Listeners will hear a swarm of music styles, with pieces that span the Baroque era to the present, representing French, Italian, Swedish and Austrian composers.

But the significance of the concert goes beyond the performance to what these carefully chosen pieces represent – harbingers of a new, evolving approach to orchestral studies in the USC Thornton School of Music.

USC Thornton professor Larry Livingston, who selected the pieces and will be conducting, has been named music director of the USC Thornton Orchestral Program and given responsibility for providing the artistic vision for the redesigned program.

“We want to create a crucible of experiences that will mirror and anticipate the realities of life in the profession,” Livingston said.

USC Thornton Dean Robert Cutietta announced the new direction last month, saying he wanted to craft “a more coherent and focused orchestral training program."

Livingston, who is meeting weekly with a faculty committee that is designing the new program, wants to increase the variety of musical skills taught, maximizing the possibility that students will have professional careers.

One innovation under consideration is to experiment with the ratio of rehearsals to performances. Students in university music schools and conservatories typically rehearse seven to eight times to play one concert. In professional life, however, musicians rehearse a few times and then play many concerts.

Livingston said there is no question that student musicians benefit from having sufficient rehearsal time. However, they also need to develop a much steeper learning curve. So they may be asked to perform concerts with bare-bones rehearsal schedules.

Another real-life experience is to have students learn to play with a percussion “click track” running in their headphones, as is often done during recording of a film score.

The revamped program will continue to ground students in the great orchestral repertoire of the past, with attention given to authentic performance practice of historical music. But it also will expose students to new genres, including crossover works involving jazz and popular music, interfacing with technology and improvisation.

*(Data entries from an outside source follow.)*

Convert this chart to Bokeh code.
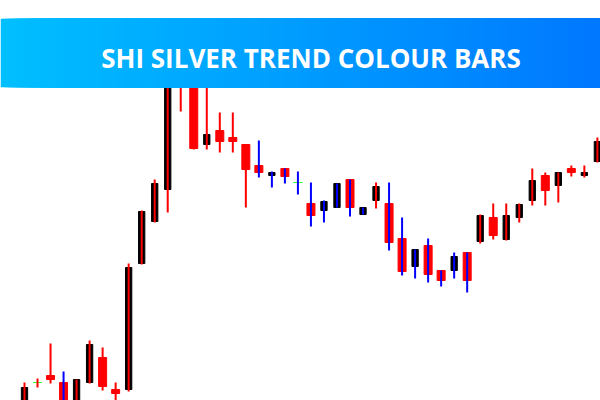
from bokeh.plotting import figure
from bokeh.models import Range1d, ColumnDataSource, GlobalInlineStyleSheet
from bokeh.core.properties import value
from bokeh.embed import file_html
from bokeh.resources import INLINE

TITLE = "SHI SILVER TREND COLOUR BARS"

# candle index (bar number)
bars = list(range(45))
opens = [19.96, 20.18, 20.25, 20.18, 19.94, 20.18, 20.43, 20.11, 20.11, 21.37, 21.79, 22.11, 23.55, 23.25, 22.56,
         22.70, 22.63, 22.56, 22.35, 22.25, 22.32, 22.18, 21.97, 21.90, 21.93, 22.21, 21.86, 22.00, 21.97, 21.62,
         21.34, 21.55, 21.30, 21.30, 21.48, 21.59, 21.83, 21.61, 21.83, 22.00, 22.25, 22.15, 22.32, 22.25, 22.39]
closes = [20.13, 20.18, 20.21, 19.92, 20.21, 20.56, 20.14, 20.07, 21.33, 21.89, 22.17, 23.30, 23.22, 22.52, 22.66,
          22.59, 22.59, 22.31, 22.28, 22.28, 22.24, 22.18, 21.85, 21.99, 22.17, 21.93, 21.93, 22.14, 21.58, 21.29,
          21.51, 21.26, 21.20, 21.44, 21.20, 21.85, 21.65, 21.85, 21.96, 22.20, 22.10, 22.28, 22.28, 22.28, 22.59]
highs = [20.18, 20.22, 20.57, 20.29, 20.21, 20.60, 20.53, 20.18, 21.37, 21.90, 22.21, 23.40, 23.70, 23.35, 23.30,
         22.88, 22.88, 22.56, 22.60, 22.29, 22.32, 22.29, 22.18, 22.00, 22.17, 22.21, 21.93, 22.18, 22.18, 21.83,
         21.51, 21.62, 21.30, 21.48, 21.48, 21.86, 21.97, 21.97, 21.97, 22.32, 22.28, 22.28, 22.35, 22.35, 22.63]
lows = [19.92, 20.13, 20.17, 19.88, 19.90, 20.17, 20.10, 19.98, 20.09, 21.36, 21.78, 21.88, 22.89, 22.51, 22.51,
        22.48, 22.48, 21.93, 22.23, 22.13, 22.17, 22.06, 21.74, 21.78, 21.93, 21.84, 21.86, 21.92, 21.50, 21.25,
        21.22, 21.18, 21.14, 21.22, 21.08, 21.57, 21.61, 21.60, 21.78, 21.95, 21.95, 21.98, 22.24, 22.23, 22.38]
# trend state that colours the wick: "up" -> red, "down" -> blue
trend = ["up", "up", "up", "down", "up", "up", "up", "up", "up", "up", "up", "up", "up", "up", "up",
         "up", "up", "up", "down", "down", "down", "down", "down", "down", "down", "down", "down", "up", "down", "down",
         "down", "down", "down", "down", "down", "up", "up", "up", "up", "up", "up", "up", "up", "up", "up"]

W, H = 600, 400
PX = 13.02          # pixels per bar
X0 = 24.0           # pixel of first bar
Y_LO, Y_HI = 20.0, 24.0

def xd(px):
    return (px - X0) / PX

def yd(py):
    return Y_LO + (H - py) * (Y_HI - Y_LO) / H

p = figure(width=W, height=H, output_backend="svg", toolbar_location=None,
           x_range=Range1d(xd(0), xd(W)), y_range=Range1d(Y_LO, Y_HI),
           min_border=0, min_border_left=0, min_border_right=0, min_border_top=0, min_border_bottom=0)
p.xaxis.visible = False
p.yaxis.visible = False
p.grid.visible = False
p.outline_line_color = None
p.background_fill_color = "white"
p.border_fill_color = "white"
p.stylesheets = [GlobalInlineStyleSheet(css="html, body { margin: 0 !important; padding: 0; overflow: hidden; }")]

body_col, body_w, tops, bots, wick_col = [], [], [], [], []
for o, c, t in zip(opens, closes, trend):
    if c > o:
        body_col.append("#000000"); body_w.append(6.3 / PX)
    elif c < o:
        body_col.append("#ff0000"); body_w.append(8.0 / PX)
    else:
        body_col.append("#33ff33"); body_w.append(9.0 / PX)
    tops.append(max(o, c)); bots.append(min(o, c))
    wick_col.append("#ff0000" if t == "up" else "#0000ff")

src = ColumnDataSource(dict(x=bars, top=tops, bottom=bots, high=highs, low=lows,
                            bc=body_col, bw=body_w, wc=wick_col))
p.vbar(x="x", width="bw", top="top", bottom="bottom", fill_color="bc", line_color="bc",
       line_width=1, source=src)
p.segment(x0="x", y0="high", x1="x", y1="low", line_color="wc", line_width=2, source=src)

# gradient banner: overlapping slices (each runs to the right edge) so no seams show
N = 150
c0 = (0, 191, 255)
c1 = (0, 120, 255)
lefts, rights, cols = [], [], []
for i in range(N):
    f = i / (N - 1)
    col = "#%02x%02x%02x" % tuple(int(round(a + (b - a) * f)) for a, b in zip(c0, c1))
    lefts.append(xd(W * i / N)); rights.append(xd(W) + 1); cols.append(col)
p.quad(left=lefts, right=rights, top=yd(18.3), bottom=yd(86.7), fill_color=cols, line_color=None)
p.text(x=[xd(310.5)], y=[yd(57.5)], text=[TITLE], text_color="white", text_font=value("Open Sans"),
       text_font_style="bold", text_font_size="26px", text_align="center", text_baseline="middle")

open("out.html", "w").write(file_html(p, INLINE))
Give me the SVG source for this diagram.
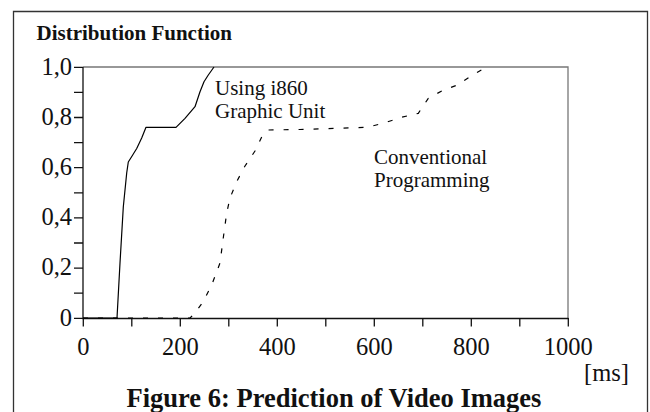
<svg xmlns="http://www.w3.org/2000/svg" width="650" height="412" viewBox="0 0 650 412">
<style>
text{font-family:"Liberation Serif","Times New Roman",serif;fill:#111}
.b{font-weight:bold}
.tl{font-size:24.5px}
.lab{font-size:21px}
.ax{stroke:#111;stroke-width:1.3;fill:none}
.fr{stroke:#777;stroke-width:1.3;fill:none}
.cv{stroke:#000;stroke-width:1.2;fill:none;stroke-linejoin:round}
</style>
<rect width="650" height="412" fill="#fff"/>
<g id="frame"><path d="M13.5,420 V11.5 H647.5 V420" stroke="#333" stroke-width="1.3" fill="none"/></g>
<g id="title"><text class="b" x="36.5" y="40" font-size="21">Distribution Function</text></g>
<g id="plot-border"><path class="fr" d="M83,67 H568 V318"/></g>
<g id="axes">
<path class="ax" d="M83,67 V318.5 H568.5"/>
<path class="ax" d="M74,67.3H83M74,92.4H83M74,117.5H83M74,142.6H83M74,167.7H83M74,192.8H83M74,217.9H83M74,243H83M74,268.1H83M74,293.2H83M74,318.3H83"/>
<path class="ax" d="M83.3,318V326.5M131.8,318V326.5M180.3,318V326.5M228.8,318V326.5M277.3,318V326.5M325.8,318V326.5M374.3,318V326.5M422.8,318V326.5M471.3,318V326.5M519.8,318V326.5M568.3,318V326.5"/>
</g>
<g id="y-labels" class="tl" text-anchor="end">
<text x="72" y="74.5">1,0</text>
<text x="72" y="124.7">0,8</text>
<text x="72" y="174.9">0,6</text>
<text x="72" y="225.1">0,4</text>
<text x="72" y="275.3">0,2</text>
<text x="72" y="325.5">0</text>
</g>
<g id="x-labels" class="tl" text-anchor="middle">
<text x="83.3" y="355">0</text>
<text x="180.3" y="355">200</text>
<text x="277.3" y="355">400</text>
<text x="374.3" y="355">600</text>
<text x="471.3" y="355">800</text>
<text x="568.3" y="355">1000</text>
<text x="606.5" y="380.5">[ms]</text>
</g>
<g id="connectors">
<path id="i860-curve" class="cv" d="M83,318 L117,318 L120,263 L123.3,207 L126.7,173 L128.3,162 L132.7,155 L136.7,148.5 L141.7,138 L146,127.3 L176,127.3 L185,118.3 L195,106.7 L200,91.7 L204,81.7 L208.3,75 L214,67"/>
<path id="conv-curve" class="cv" stroke-dasharray="5 10" d="M83,318 L190,318 L195,313 L203,302 L211.7,285 L220,263 L223,240 L226.7,213 L230,198 L236.7,181.7 L245,166 L255,151 L261.7,137 L268,130 L300,129.5 L367,127.3 L383,123.3 L401.7,117.3 L418.3,113.3 L428.3,98.3 L441.7,91 L457.3,85 L470,76.7 L486,67.3"/>
</g>
<g id="label-i860" class="lab">
<text x="215" y="94.5">Using i860</text>
<text x="215" y="117.5">Graphic Unit</text>
</g>
<g id="label-conv" class="lab">
<text x="374" y="163.5">Conventional</text>
<text x="374" y="186.5">Programming</text>
</g>
<g id="caption"><text class="b" x="334" y="407" font-size="26.5" text-anchor="middle">Figure 6: Prediction of Video Images</text></g>
</svg>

The point, Livingston said, is to make students “more enlightened, adaptive and agile.

“We are not turning the ship completely around,” he emphasized. “We already have a wonderful orchestra program in the school, with interesting, diverse repertoire and a variety of stellar conductors.”

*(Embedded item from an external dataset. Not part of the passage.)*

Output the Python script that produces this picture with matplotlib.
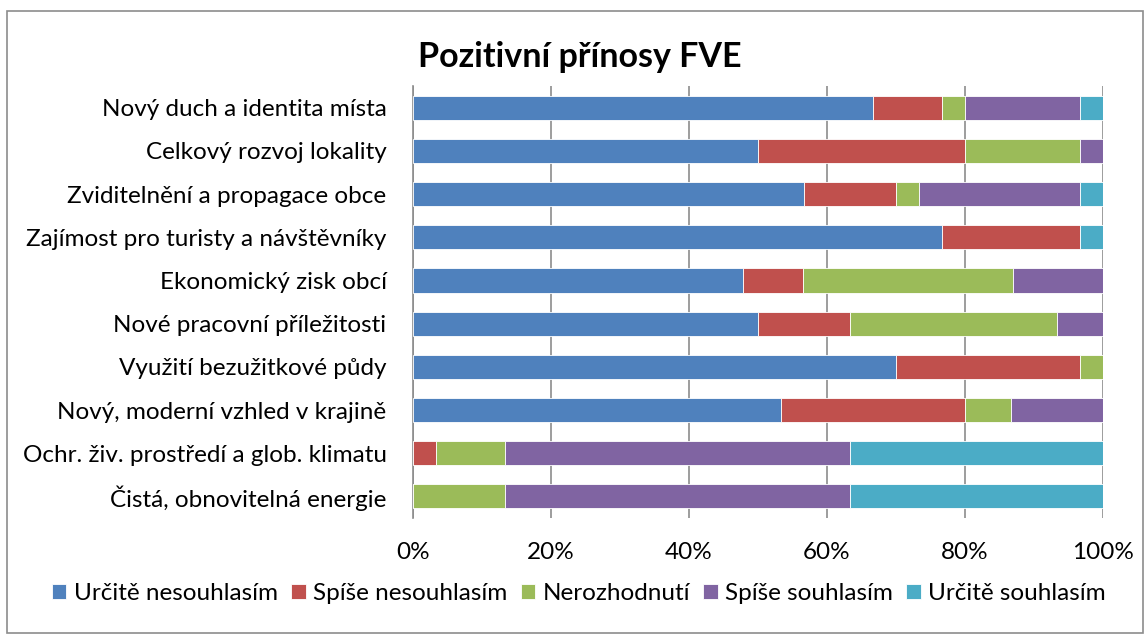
import numpy as np
import matplotlib.pyplot as plt
from matplotlib.patches import Rectangle

plt.rcParams['font.family'] = ['Lato', 'DejaVu Sans']

categories = ['Nový duch a identita místa', 'Celkový rozvoj lokality',
              'Zviditelnění a propagace obce', 'Zajímost pro turisty a návštěvníky',
              'Ekonomický zisk obcí', 'Nové pracovní příležitosti',
              'Využití bezužitkové půdy', 'Nový, moderní vzhled v krajině',
              'Ochr. živ. prostředí a glob. klimatu', 'Čistá, obnovitelná energie']

series = ['Určitě nesouhlasím', 'Spíše nesouhlasím', 'Nerozhodnutí',
          'Spíše souhlasím', 'Určitě souhlasím']

# counts of answers per category (converted to shares below)
urcite_nesouhlasim = [20, 15, 17, 23, 11, 15, 21, 16, 0, 0]
spise_nesouhlasim = [3, 9, 4, 6, 2, 4, 8, 8, 1, 0]
nerozhodnuti = [1, 5, 1, 0, 7, 9, 1, 2, 3, 4]
spise_souhlasim = [5, 1, 7, 0, 3, 2, 0, 4, 15, 15]
urcite_souhlasim = [1, 0, 1, 1, 0, 0, 0, 0, 11, 11]

colors = ['#4F81BD', '#C0504D', '#9BBB59', '#8064A2', '#4BACC6']

data = np.array([urcite_nesouhlasim, spise_nesouhlasim, nerozhodnuti,
                 spise_souhlasim, urcite_souhlasim], dtype=float)
shares = data / data.sum(axis=0) * 100

fig = plt.figure(figsize=(11.44, 6.34), dpi=100)
ax = fig.add_axes([0.361, 0.183, 0.603, 0.681])

y = np.arange(len(categories))
left = np.zeros(len(categories))
for i, name in enumerate(series):
    ax.barh(y, shares[i], left=left, height=0.56, color=colors[i],
            edgecolor='white', linewidth=0.6, label=name, zorder=3)
    left += shares[i]

ax.set_ylim(len(categories) - 0.5, -0.5)
ax.set_xlim(0, 100)
ax.set_yticks(y)
ax.set_yticklabels(categories, fontsize=17.5)
ax.set_xticks(np.arange(0, 101, 20))
ax.set_xticklabels([f'{v}%' for v in range(0, 101, 20)], fontsize=17.5)
ax.tick_params(axis='y', length=0, pad=19)
ax.tick_params(axis='x', length=0, pad=17)
ax.grid(axis='x', color='#8c8c8c', linewidth=1.2, zorder=0)
for s in ['top', 'right', 'bottom']:
    ax.spines[s].set_visible(False)
ax.spines['left'].set_color('#8c8c8c')
ax.spines['left'].set_linewidth(1.2)

fig.text(0.507, 0.91, 'Pozitivní přínosy FVE', fontsize=24.5, fontweight='bold',
         ha='center', va='center')

fig.legend(*ax.get_legend_handles_labels(), loc='center', bbox_to_anchor=(0.506, 0.064),
           ncol=5, frameon=False, fontsize=17.5, handlelength=0.6, handleheight=0.6,
           handletextpad=0.3, columnspacing=0.55, borderaxespad=0)

fig.patches.append(Rectangle((0.006, 0.002), 0.993, 0.981, transform=fig.transFigure,
                             fill=False, edgecolor='#8c8c8c', linewidth=1.2))

fig.savefig('out.png', dpi=100)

The intent is to retain the core elements of the structure and integrate the new with the old, he said.

Livingston said he chose the pieces for the Feb. 23 concert, which begins at 7:30 p.m., as “a microcosm of where we may be headed with the new program.”

One piece will be an Italian Baroque offering of a concerto grosso by Arcangelo Corelli, played on modern instruments but utilizing instrumental techniques characteristic of the late 17th century. Mozart’s Symphony No. 34, written 100 years later, will represent the late 18th century.

French composer Darius Milhaud’s “The Creation of the World,” which Livingston described as “French perfume meets Cotton Club jazz,” is a snapshot of the 1920s.

The fourth piece by Swedish composer Lars-Erik Larsson dates to the 1950s. Student trombonist Christian Goldsmith, the winner of last spring’s concerto competition in the wind and brass division, will be the featured soloist.